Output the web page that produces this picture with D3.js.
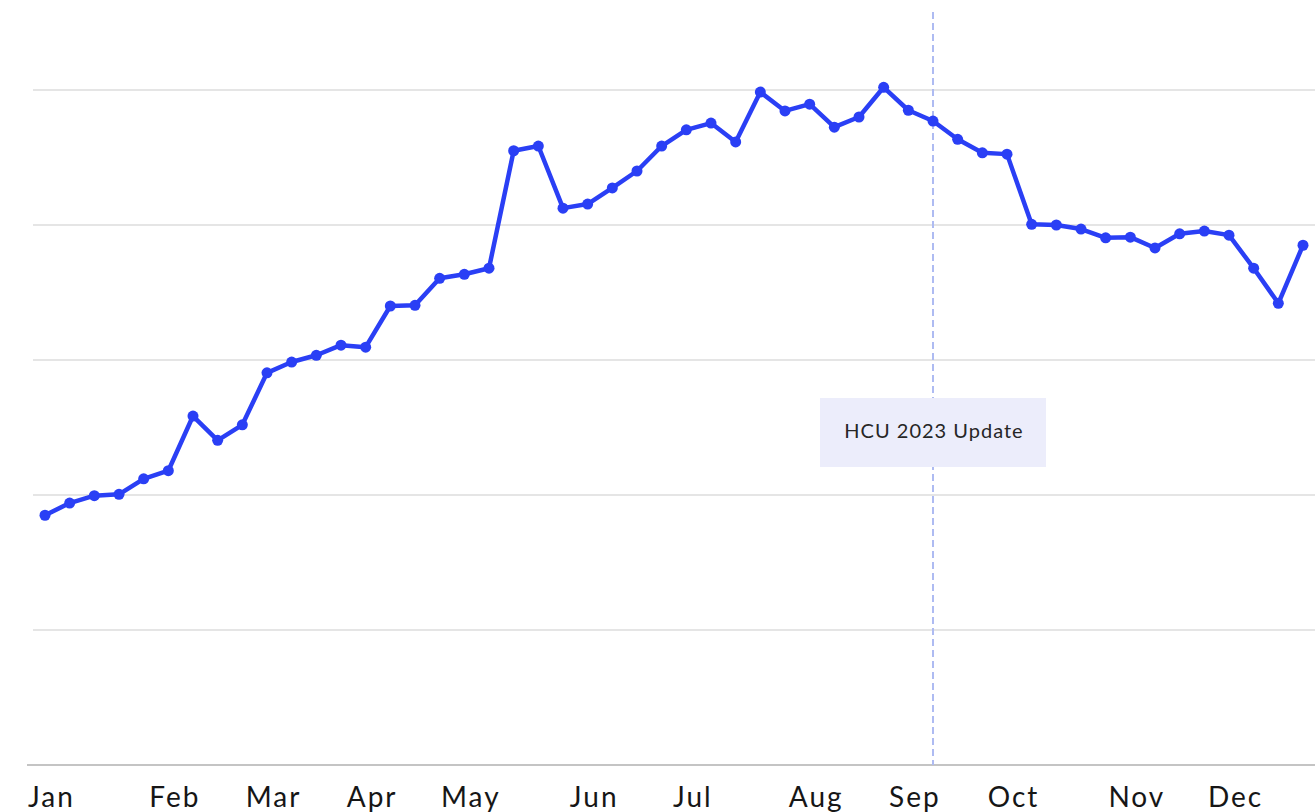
<!DOCTYPE html>
<html>
  <head>
	<title>HCU 2023 Update</title>
	<script src="https://d3js.org/d3.v7.min.js"></script>
	<style>
		body { margin: 0; background: #fff; }
		#chart { display: block; }
	</style>
  </head>
  <body>
	<svg id="chart"></svg>
    <script type="text/javascript">
		// weekly values (0-100 index)
		var weeklyValues = [
			37.0, 38.8, 39.9, 40.1, 42.4, 43.6, 51.7, 48.1, 50.4, 58.1,
			59.7, 60.7, 62.2, 61.9, 68.0, 68.1, 72.1, 72.7, 73.6, 91.0,
			91.7, 82.5, 83.1, 85.5, 88.0, 91.7, 94.1, 95.1, 92.3, 99.7,
			96.9, 97.9, 94.5, 96.0, 100.4, 97.0, 95.4, 92.7, 90.7, 90.5,
			80.1, 80.0, 79.4, 78.1, 78.2, 76.6, 78.7, 79.1, 78.5, 73.6,
			68.4, 77.0
		];
		var monthLabels = ["Jan", "Feb", "Mar", "Apr", "May", "Jun", "Jul", "Aug", "Sep", "Oct", "Nov", "Dec"];
		var monthWeeks = [0, 5, 9, 13, 17, 22, 26, 31, 35, 39, 44, 48];
		var gridValues = [0, 20, 40, 60, 80, 100];
		var updateWeek = 36;
		var updateLabel = "HCU 2023 Update";

		const width = 1315, height = 812;
		var margin = {top: 90, bottom: 47, left: 45, right: 12};

		var svg = d3.select("#chart")
			.attr("width", width)
			.attr("height", height);

		var xScale = d3.scaleLinear()
			.domain([0, weeklyValues.length - 1])
			.range([margin.left, width - margin.right]);

		var yScale = d3.scaleLinear()
			.domain([0, 100])
			.range([height - margin.bottom, margin.top]);

		//Horizontal gridlines
		svg.append("g")
			.attr("class", "grid")
		  .selectAll("line")
		  .data(gridValues.filter(function(d) { return d > 0; }))
		  .enter().append("line")
			.attr("x1", 33)
			.attr("x2", width)
			.attr("y1", function(d) { return yScale(d); })
			.attr("y2", function(d) { return yScale(d); })
			.attr("stroke", "#dcdcdc")
			.attr("stroke-width", 1.5);

		//Bottom axis with month labels
		var xAxis = d3.axisBottom(xScale)
			.tickValues(monthWeeks)
			.tickSize(0)
			.tickPadding(22)
			.tickFormat(function(d, i) { return monthLabels[i]; });

		var axisG = svg.append("g")
			.attr("class", "axis")
			.attr("transform", "translate(0," + yScale(0) + ")")
			.call(xAxis);
		axisG.select(".domain").remove();
		axisG.append("line")
			.attr("x1", 27)
			.attr("x2", width)
			.attr("stroke", "#c4c4c4")
			.attr("stroke-width", 2);
		axisG.selectAll(".tick text")
			.attr("dx", 6)
			.attr("fill", "#161616")
			.attr("font-family", "Lato, 'Open Sans', sans-serif")
			.attr("font-size", 28)
			.attr("letter-spacing", 2);

		//Dashed marker for the update
		svg.append("line")
			.attr("x1", xScale(updateWeek))
			.attr("x2", xScale(updateWeek))
			.attr("y1", 12)
			.attr("y2", yScale(0))
			.attr("stroke", "#aebbf2")
			.attr("stroke-width", 2)
			.attr("stroke-dasharray", "7,4");

		//The line
		var line = d3.line()
			.x(function(d, i) { return xScale(i); })
			.y(function(d) { return yScale(d); });

		svg.append("path")
			.datum(weeklyValues)
			.attr("fill", "none")
			.attr("stroke", "#2a3ff5")
			.attr("stroke-width", 4.5)
			.attr("stroke-linejoin", "round")
			.attr("d", line);

		svg.append("g")
		  .selectAll("circle")
		  .data(weeklyValues)
		  .enter().append("circle")
			.attr("cx", function(d, i) { return xScale(i); })
			.attr("cy", function(d) { return yScale(d); })
			.attr("r", 5.5)
			.attr("fill", "#2a3ff5");

		//Annotation box
		var boxW = 226, boxH = 69;
		var note = svg.append("g")
			.attr("transform", "translate(" + (xScale(updateWeek) - boxW / 2) + "," + 398 + ")");
		note.append("rect")
			.attr("width", boxW)
			.attr("height", boxH)
			.attr("fill", "#ecedfb");
		note.append("text")
			.attr("x", boxW / 2 + 1)
			.attr("y", 40)
			.attr("text-anchor", "middle")
			.attr("fill", "#262626")
			.attr("font-family", "Lato, 'Open Sans', sans-serif")
			.attr("font-size", 20)
			.attr("letter-spacing", 1)
			.text(updateLabel);
	</script>
  </body>
</html>
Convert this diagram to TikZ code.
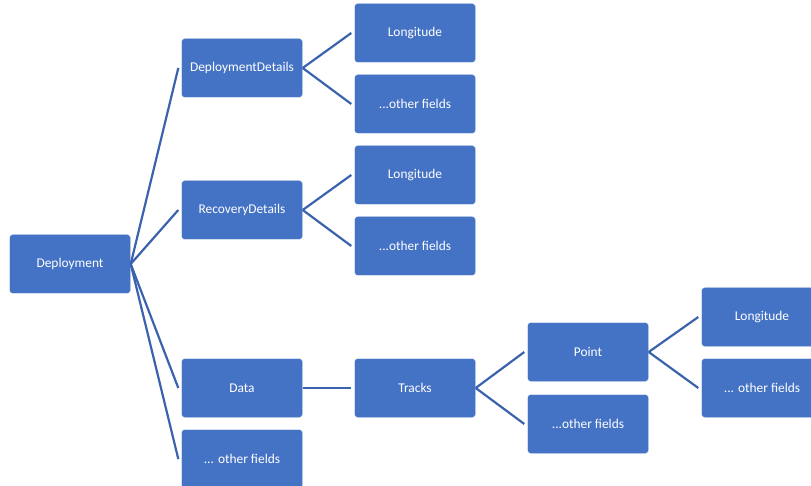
\documentclass[tikz,border=0pt]{standalone}
\usepackage{fontspec}
\setmainfont{Carlito}
\usepackage{tikz}

\definecolor{boxblue}{HTML}{4472C4}
\definecolor{lineblue}{HTML}{3A62AD}

\tikzset{
  field/.style={rectangle, rounded corners=3pt, fill=boxblue, draw=white, thin,
    minimum width=121pt, minimum height=59pt, inner sep=0pt, text=white,
    font=\fontsize{13.4}{15}\selectfont},
  link/.style={draw=lineblue, line width=2.2pt}
}

\begin{document}
\begin{tikzpicture}[x=1pt, y=-1pt]
      \useasboundingbox (0,0) rectangle (811,486);

      % root
      \node[field] (deployment) at (70,264) {Deployment};

      % first level
      \node[field] (depdetails) at (242,68) {DeploymentDetails};
      \node[field] (recdetails) at (242,210) {RecoveryDetails};
      \node[field] (data) at (242,388) {Data};
      \node[field] (other1) at (242,459) {... other fields};

      % deployment details
      \node[field] (lon1) at (415,33) {Longitude};
      \node[field] (other2) at (415,104) {...other fields};

      % recovery details
      \node[field] (lon2) at (415,175) {Longitude};
      \node[field] (other3) at (415,246) {...other fields};

      % data
      \node[field] (tracks) at (415,388) {Tracks};
      \node[field] (point) at (588,352) {Point};
      \node[field] (other4) at (588,424) {...other fields};
      \node[field] (lon3) at (762,317) {Longitude};
      \node[field] (other5) at (762,388) {... other fields};

      \draw[link] (deployment.east) -- ([xshift=-3pt]depdetails.west);
      \draw[link] (deployment.east) -- ([xshift=-3pt]recdetails.west);
      \draw[link] (deployment.east) -- ([xshift=-3pt]data.west);
      \draw[link] (deployment.east) -- ([xshift=-3pt]other1.west);

      \draw[link] (depdetails.east) -- ([xshift=-3pt]lon1.west);
      \draw[link] (depdetails.east) -- ([xshift=-3pt]other2.west);
      \draw[link] (recdetails.east) -- ([xshift=-3pt]lon2.west);
      \draw[link] (recdetails.east) -- ([xshift=-3pt]other3.west);

      \draw[link] (data.east) -- ([xshift=-3pt]tracks.west);
      \draw[link] (tracks.east) -- ([xshift=-3pt]point.west);
      \draw[link] (tracks.east) -- ([xshift=-3pt]other4.west);
      \draw[link] (point.east) -- ([xshift=-3pt]lon3.west);
      \draw[link] (point.east) -- ([xshift=-3pt]other5.west);
\end{tikzpicture}
\end{document}
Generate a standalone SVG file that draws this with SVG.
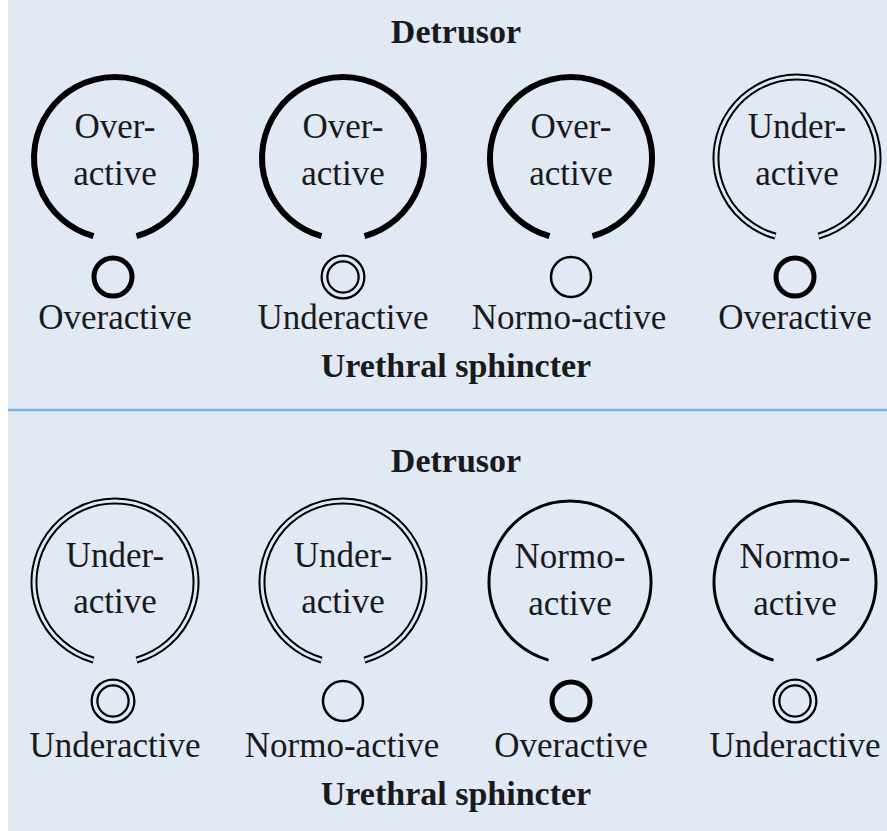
<svg xmlns="http://www.w3.org/2000/svg" xmlns:xlink="http://www.w3.org/1999/xlink" width="887" height="831" viewBox="0 0 887 831">
<style>
  .bg { fill: #e1e9f5; }
  text { font-family: "Liberation Serif", "Times New Roman", Tinos, "DejaVu Serif", serif; fill: #1a1a1a; text-anchor: middle; }
  .lbl { font-size: 35px; }
  .ttl { font-size: 34px; font-weight: bold; }
  .over { fill: none; stroke: #000; stroke-width: 6; }
  .normo { fill: none; stroke: #000; stroke-width: 3; }
  .dblo { fill: none; stroke: #000; stroke-width: 7; }
  .dbli { fill: none; stroke: #e1e9f5; stroke-width: 3; }
  .sover { fill: none; stroke: #000; stroke-width: 5; }
  .snormo { fill: none; stroke: #000; stroke-width: 2.5; }
  .sdblo { fill: none; stroke: #000; stroke-width: 8; }
  .sdbli { fill: none; stroke: #e1e9f5; stroke-width: 3.5; }
</style>
<defs>
  <path id="arc" d="M -21.5 78.1 A 81 81 0 1 1 21.5 78.1"/>
</defs>
<rect class="bg" x="8" y="0" width="879" height="831"/>
<line x1="8" y1="410" x2="887" y2="410" stroke="#7db0dc" stroke-width="2.5"/>

<g id="top-titles">
  <text class="ttl" x="456" y="43">Detrusor</text>
  <text class="ttl" x="456" y="377">Urethral sphincter</text>
</g>

<g id="t1">
  <use xlink:href="#arc" class="over" transform="translate(115 158)"/>
  <text class="lbl" x="115" y="138">Over-</text>
  <text class="lbl" x="115" y="185">active</text>
  <circle class="sover" cx="113" cy="277" r="19"/>
  <text class="lbl" x="115" y="329">Overactive</text>
</g>
<g id="t2">
  <use xlink:href="#arc" class="over" transform="translate(343 158)"/>
  <text class="lbl" x="343" y="138">Over-</text>
  <text class="lbl" x="343" y="185">active</text>
  <circle class="sdblo" cx="343" cy="277" r="18.5"/>
  <circle class="sdbli" cx="343" cy="277" r="18.5"/>
  <text class="lbl" x="343" y="329">Underactive</text>
</g>
<g id="t3">
  <use xlink:href="#arc" class="over" transform="translate(571 158)"/>
  <text class="lbl" x="571" y="138">Over-</text>
  <text class="lbl" x="571" y="185">active</text>
  <circle class="snormo" cx="571" cy="277" r="20"/>
  <text class="lbl" x="569" y="329">Normo-active</text>
</g>
<g id="t4">
  <use xlink:href="#arc" class="dblo" transform="translate(797 158)"/>
  <use xlink:href="#arc" class="dbli" transform="translate(797 158)"/>
  <text class="lbl" x="797" y="138">Under-</text>
  <text class="lbl" x="797" y="185">active</text>
  <circle class="sover" cx="795" cy="277" r="19"/>
  <text class="lbl" x="795" y="329">Overactive</text>
</g>

<g id="bottom-titles">
  <text class="ttl" x="456" y="472">Detrusor</text>
  <text class="ttl" x="456" y="805">Urethral sphincter</text>
</g>

<g id="b1">
  <use xlink:href="#arc" class="dblo" transform="translate(115 582)"/>
  <use xlink:href="#arc" class="dbli" transform="translate(115 582)"/>
  <text class="lbl" x="115" y="567">Under-</text>
  <text class="lbl" x="115" y="613">active</text>
  <circle class="sdblo" cx="113" cy="701" r="18.5"/>
  <circle class="sdbli" cx="113" cy="701" r="18.5"/>
  <text class="lbl" x="115" y="757">Underactive</text>
</g>
<g id="b2">
  <use xlink:href="#arc" class="dblo" transform="translate(343 582)"/>
  <use xlink:href="#arc" class="dbli" transform="translate(343 582)"/>
  <text class="lbl" x="343" y="567">Under-</text>
  <text class="lbl" x="343" y="613">active</text>
  <circle class="snormo" cx="343" cy="701" r="20"/>
  <text class="lbl" x="342" y="757">Normo-active</text>
</g>
<g id="b3">
  <use xlink:href="#arc" class="normo" transform="translate(570 582)"/>
  <text class="lbl" x="570" y="568">Normo-</text>
  <text class="lbl" x="570" y="615">active</text>
  <circle class="sover" cx="571" cy="701" r="19"/>
  <text class="lbl" x="571" y="757">Overactive</text>
</g>
<g id="b4">
  <use xlink:href="#arc" class="normo" transform="translate(795 582)"/>
  <text class="lbl" x="795" y="568">Normo-</text>
  <text class="lbl" x="795" y="615">active</text>
  <circle class="sdblo" cx="795" cy="701" r="18.5"/>
  <circle class="sdbli" cx="795" cy="701" r="18.5"/>
  <text class="lbl" x="795" y="757">Underactive</text>
</g>
</svg>
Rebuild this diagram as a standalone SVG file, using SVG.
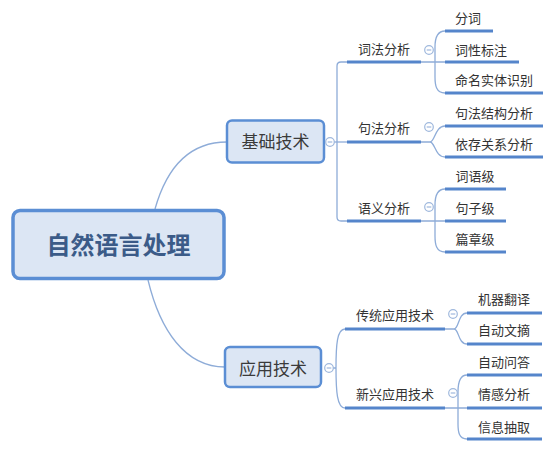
<svg xmlns="http://www.w3.org/2000/svg" width="554" height="449" viewBox="0 0 554 449">
<style>
text{font-family:"Noto Sans CJK SC","Liberation Sans",sans-serif;}
.t1{font-size:17px;fill:#3a3a3a;text-anchor:middle;}
.t2{font-size:13px;fill:#333;text-anchor:middle;}
.ul{stroke:#5585cb;stroke-width:3;stroke-linecap:butt;fill:none;}
.cn{stroke:#8eacd8;stroke-width:1.3;fill:none;}
.box{fill:#dce6f4;stroke:#5b8ed4;stroke-width:2.5;}
.tog circle{fill:#fff;stroke:#9fb8dd;stroke-width:1.2;}
.tog line{stroke:#9fb8dd;stroke-width:1.2;}
</style>
<defs>
<g id="tg" class="tog"><circle cx="0" cy="0" r="4.3"/><line x1="-2.3" y1="0" x2="2.3" y2="0"/></g>
</defs>
<rect width="554" height="449" fill="#fff"/>
<g id="connectors">
<path class="cn" d="M155,209 C168,163 192,142 227,142"/>
<path class="cn" d="M148,280 C160,330 185,367 225,367"/>
<path class="cn" d="M334,142 L347,142"/>
<path class="cn" d="M347,62 L341,62 Q337,62 337,66 L337,217 Q337,221 341,221 L347,221"/>
<path class="cn" d="M421,62 L445,62 M445,31 C436,31 435,40 435,47 L435,77 C435,85 436,93 445,93"/>
<path class="cn" d="M421,142 L430,142 M430,142 C435,142 435,126 445,126 M430,142 C435,142 435,157 445,157"/>
<path class="cn" d="M421,221 L445,221 M445,189 C436,189 435,198 435,205 L435,236 C435,244 436,252 445,252"/>
<path class="cn" d="M333,368 L336,368 M345,329 C337,329 336,345 336,368 C336,391 337,408 345,408"/>
<path class="cn" d="M445,329 L454,329 M454,329 C459,329 458,313 467,313 M454,329 C459,329 458,344 467,344"/>
<path class="cn" d="M445,408 L467,408 M467,375 C459,375 458,385 458,392 L458,424 C458,432 459,439 467,439"/>
</g>
<g id="root">
<rect x="13" y="210.5" width="211" height="68" rx="7" fill="#dce6f4" stroke="#5b8ed4" stroke-width="3.5"/>
<text x="118.5" y="254" style="font-size:24px;font-weight:bold;fill:#3b5b88;text-anchor:middle;">自然语言处理</text>
</g>
<g id="n-jichu">
<rect class="box" x="227" y="120.5" width="97" height="42" rx="5"/>
<text class="t1" x="275.5" y="148">基础技术</text>
<use href="#tg" x="330" y="142"/>
</g>
<g id="n-yingyong">
<rect class="box" x="225" y="347" width="96" height="40" rx="5"/>
<text class="t1" x="273" y="375">应用技术</text>
<use href="#tg" x="329" y="368"/>
</g>
<g id="n-cifa">
<line class="ul" x1="347" y1="62" x2="421" y2="62"/>
<text class="t2" x="384" y="54">词法分析</text>
<use href="#tg" x="429" y="50"/>
</g>
<g id="n-jufa">
<line class="ul" x1="347" y1="142" x2="421" y2="142"/>
<text class="t2" x="384" y="133">句法分析</text>
<use href="#tg" x="429" y="127"/>
</g>
<g id="n-yuyi">
<line class="ul" x1="347" y1="221" x2="421" y2="221"/>
<text class="t2" x="384" y="213">语义分析</text>
<use href="#tg" x="429" y="207"/>
</g>
<g id="n-fenci"><line class="ul" x1="445" y1="31" x2="493" y2="31"/><text class="t2" x="468" y="23">分词</text></g>
<g id="n-cixing"><line class="ul" x1="445" y1="62" x2="519" y2="62"/><text class="t2" x="481" y="55">词性标注</text></g>
<g id="n-mingming"><line class="ul" x1="445" y1="93" x2="543" y2="93"/><text class="t2" x="494" y="85">命名实体识别</text></g>
<g id="n-jufajiegou"><line class="ul" x1="445" y1="126" x2="543" y2="126"/><text class="t2" x="494" y="118">句法结构分析</text></g>
<g id="n-yicun"><line class="ul" x1="445" y1="157" x2="543" y2="157"/><text class="t2" x="494" y="149">依存关系分析</text></g>
<g id="n-ciyu"><line class="ul" x1="445" y1="189" x2="506" y2="189"/><text class="t2" x="475" y="181">词语级</text></g>
<g id="n-juzi"><line class="ul" x1="445" y1="221" x2="506" y2="221"/><text class="t2" x="475" y="213">句子级</text></g>
<g id="n-pianzhang"><line class="ul" x1="445" y1="252" x2="506" y2="252"/><text class="t2" x="475" y="244">篇章级</text></g>
<g id="n-chuantong">
<line class="ul" x1="345" y1="329" x2="445" y2="329"/>
<text class="t2" x="395" y="320">传统应用技术</text>
<use href="#tg" x="453" y="314"/>
</g>
<g id="n-xinxing">
<line class="ul" x1="345" y1="408" x2="445" y2="408"/>
<text class="t2" x="395" y="399">新兴应用技术</text>
<use href="#tg" x="453" y="393"/>
</g>
<g id="n-jiqi"><line class="ul" x1="467" y1="313" x2="542" y2="313"/><text class="t2" x="504" y="304">机器翻译</text></g>
<g id="n-wenzhai"><line class="ul" x1="467" y1="344" x2="542" y2="344"/><text class="t2" x="504" y="335">自动文摘</text></g>
<g id="n-wenda"><line class="ul" x1="467" y1="375" x2="542" y2="375"/><text class="t2" x="504" y="367">自动问答</text></g>
<g id="n-qinggan"><line class="ul" x1="467" y1="408" x2="542" y2="408"/><text class="t2" x="504" y="399">情感分析</text></g>
<g id="n-xinxi"><line class="ul" x1="467" y1="439" x2="542" y2="439"/><text class="t2" x="504" y="432">信息抽取</text></g>
</svg>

++++++++

= Written instruction =
Restate exactly, please, only the lines between the start of the data and the line containing "- margin.bottom, margin.top]);", both ends included, skipping the pictures.

= Expected output =
Output the web page that produces this picture with D3.js.
<!DOCTYPE html>
<html>
  <head>
	<title>HCU 2023 Update</title>
	<script src="https://d3js.org/d3.v7.min.js"></script>
	<style>
		body { margin: 0; background: #fff; }
		#chart { display: block; }
	</style>
  </head>
  <body>
	<svg id="chart"></svg>
    <script type="text/javascript">
		// weekly values (0-100 index)
		var weeklyValues = [
			37.0, 38.8, 39.9, 40.1, 42.4, 43.6, 51.7, 48.1, 50.4, 58.1,
			59.7, 60.7, 62.2, 61.9, 68.0, 68.1, 72.1, 72.7, 73.6, 91.0,
			91.7, 82.5, 83.1, 85.5, 88.0, 91.7, 94.1, 95.1, 92.3, 99.7,
			96.9, 97.9, 94.5, 96.0, 100.4, 97.0, 95.4, 92.7, 90.7, 90.5,
			80.1, 80.0, 79.4, 78.1, 78.2, 76.6, 78.7, 79.1, 78.5, 73.6,
			68.4, 77.0
		];
		var monthLabels = ["Jan", "Feb", "Mar", "Apr", "May", "Jun", "Jul", "Aug", "Sep", "Oct", "Nov", "Dec"];
		var monthWeeks = [0, 5, 9, 13, 17, 22, 26, 31, 35, 39, 44, 48];
		var gridValues = [0, 20, 40, 60, 80, 100];
		var updateWeek = 36;
		var updateLabel = "HCU 2023 Update";

		const width = 1315, height = 812;
		var margin = {top: 90, bottom: 47, left: 45, right: 12};

		var svg = d3.select("#chart")
			.attr("width", width)
			.attr("height", height);

		var xScale = d3.scaleLinear()
			.domain([0, weeklyValues.length - 1])
			.range([margin.left, width - margin.right]);

		var yScale = d3.scaleLinear()
			.domain([0, 100])
			.range([height - margin.bottom, margin.top]);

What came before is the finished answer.